A Letter From MEP Tracking Manager Wilson Sairowua

The first quarter of 2017 has been busy on the front lines for Mara Elephant Project rangers.

We made several arrests and seizures in February including two suspects on February 21 with two kilograms of ivory and three suspects on February 23 with 60 kilograms of zebra meat. Every arrest ensures these poachers are brought to justice and secures the future of the Mara ecosystem.


The two suspects arrested with the ivory seizure. 

The Transmara area has seen an increase in human-elephant conflict in the past three months. Many elephants residing in the forest came out because of the drought and found mature crops ready to harvest. In response, MEP has deployed a new patrol team that will be stationed there for a one-month period instead of the normal two weeks. This will ensure we are staying ahead of the poachers at every turn and collecting intelligence that will keep elephants safe. Additionally, we erected a three-kilometer long chili fence around a frequently raided farm.

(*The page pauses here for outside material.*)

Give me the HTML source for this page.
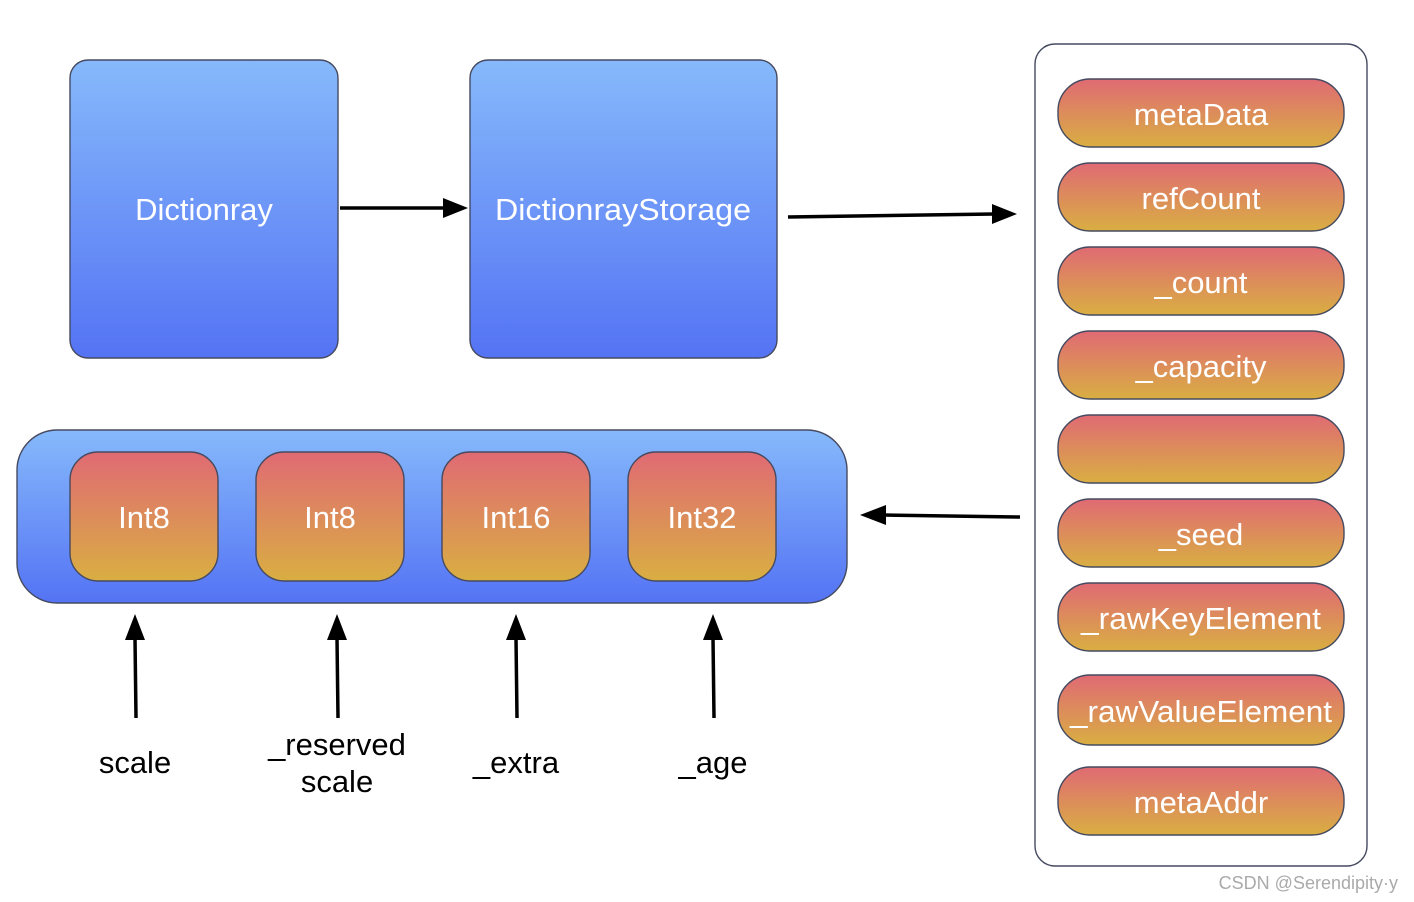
<!DOCTYPE html>
<html><head><meta charset="utf-8"><style>html,body{margin:0;padding:0;background:#fff}svg{display:block}text{font-family:"Liberation Sans",sans-serif}</style></head><body>
<svg width="1414" height="902" viewBox="0 0 1414 902" xmlns="http://www.w3.org/2000/svg">
<defs>
<linearGradient id="b" x1="0" y1="0" x2="0" y2="1"><stop offset="0" stop-color="#86b9fb"/><stop offset="1" stop-color="#5473f4"/></linearGradient>
<linearGradient id="o" x1="0" y1="0" x2="0" y2="1"><stop offset="0" stop-color="#e06a74"/><stop offset="1" stop-color="#d9ae42"/></linearGradient>
</defs>
<g stroke="#454a60" stroke-width="1.4">
<rect x="70" y="60" width="268" height="298" rx="18" fill="url(#b)"/>
<rect x="470" y="60" width="307" height="298" rx="18" fill="url(#b)"/>
<rect x="17" y="430" width="830" height="173" rx="40" fill="url(#b)"/>
<rect x="70" y="452" width="148" height="129" rx="28" fill="url(#o)"/>
<rect x="256" y="452" width="148" height="129" rx="28" fill="url(#o)"/>
<rect x="442" y="452" width="148" height="129" rx="28" fill="url(#o)"/>
<rect x="628" y="452" width="148" height="129" rx="28" fill="url(#o)"/>
<rect x="1035" y="44" width="332" height="822" rx="20" fill="#fff"/>
<rect x="1058" y="79" width="286" height="68" rx="32" fill="url(#o)"/>
<rect x="1058" y="163" width="286" height="68" rx="32" fill="url(#o)"/>
<rect x="1058" y="247" width="286" height="68" rx="32" fill="url(#o)"/>
<rect x="1058" y="331" width="286" height="68" rx="32" fill="url(#o)"/>
<rect x="1058" y="415" width="286" height="68" rx="32" fill="url(#o)"/>
<rect x="1058" y="499" width="286" height="68" rx="32" fill="url(#o)"/>
<rect x="1058" y="583" width="286" height="68" rx="32" fill="url(#o)"/>
<rect x="1058" y="675" width="286" height="70" rx="32" fill="url(#o)"/>
<rect x="1058" y="767" width="286" height="68" rx="32" fill="url(#o)"/>
</g>
<g stroke="#000" stroke-width="3.5" fill="none">
<line x1="340" y1="208" x2="445" y2="208"/>
<line x1="788" y1="217" x2="994" y2="214"/>
<line x1="1020" y1="517" x2="884" y2="515"/>
<line x1="136" y1="718" x2="135" y2="638"/>
<line x1="338" y1="718" x2="337" y2="638"/>
<line x1="517" y1="718" x2="516" y2="638"/>
<line x1="714" y1="718" x2="713" y2="638"/>
</g>
<g fill="#000">
<path d="M468,208 L443,198 L443,218z"/>
<path d="M1017,214 L992,204 L992,224z"/>
<path d="M860,515 L886,505 L886,525z"/>
<path d="M135,614 L125,640 L145,640z"/>
<path d="M337,614 L327,640 L347,640z"/>
<path d="M516,614 L506,640 L526,640z"/>
<path d="M713,614 L703,640 L723,640z"/>
</g>
<g fill="#fff" font-size="31" text-anchor="middle">
<text x="204" y="220">Dictionray</text>
<text x="623" y="220" textLength="256" lengthAdjust="spacingAndGlyphs">DictionrayStorage</text>
<text x="144" y="528">Int8</text>
<text x="330" y="528">Int8</text>
<text x="516" y="528">Int16</text>
<text x="702" y="528">Int32</text>
<text x="1201" y="125">metaData</text>
<text x="1201" y="209">refCount</text>
<text x="1201" y="293">_count</text>
<text x="1201" y="377">_capacity</text>
<text x="1201" y="545">_seed</text>
<text x="1201" y="629" textLength="240" lengthAdjust="spacingAndGlyphs">_rawKeyElement</text>
<text x="1201" y="722" textLength="262" lengthAdjust="spacingAndGlyphs">_rawValueElement</text>
<text x="1201" y="813">metaAddr</text>
</g>
<g fill="#000" font-size="31" text-anchor="middle">
<text x="135" y="773">scale</text>
<text x="337" y="755">_reserved</text>
<text x="337" y="792">scale</text>
<text x="516" y="773">_extra</text>
<text x="713" y="773">_age</text>
</g>
<text x="1398" y="889" font-size="18" fill="#aaa" text-anchor="end">CSDN @Serendipity·y</text>
</svg>
</body></html>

The Transmara chili fence.

In February, MEP mobilized the rapid response team to Loita Hills due to an increase in poaching in the first quarter of 2017. On January 15 the Kenya Wildlife Service (KWS) in Loita reported one elephant carcass that had been poached, which pushed MEP to deploy our intelligence team warden to reconnaissance the area.

MEP Ranger Camp Loita

MEP ranger camp in the Loita Hills. 

The Loita Forest, commonly known as Naimina Enkiyo, is home to elephants during the dry and rainy seasons. The area seems to be isolated enough that poaching is increasing steadily every year. MEP has been receiving reports of gunfire from the local community in Loita Forest so on February 13 MEP, KWS and Narok County Government rangers were deployed to Loita for a two-week operation in the forest. Read more about my account of our time spent in the Loita Forest.

Poachers in Cave

MEP rangers discover a cave where poachers have been camping. 

MEP was recently given a new 4X4 Land Rover from The David Sheldrick Wildlife Trust. This vehicle is going to be very important for our rapid response team. It will help enlarge the MEP area of operations and give us the ability to respond quickly in areas that are experiencing high levels of poaching and human-elephant conflict like Mosiro and Loita. Additionally, it will help with monitoring collared elephants and treatment of any wounded elephants.

The MEP rangers are excited about a new Amazon Wish List set up for supplies that are needed to keep us all safe and working to the best of our ability. Please consider donating supplies that keep us safe and comfortable while on the frontline.

Personally, I’m very pleased to announce that I have a new title at MEP. I’ve been promoted to Tracking Manager and. in addition to my other job responsibilities, I am now in charge of tracking all of the collared elephants and coordinating with all MEP rangers in the field.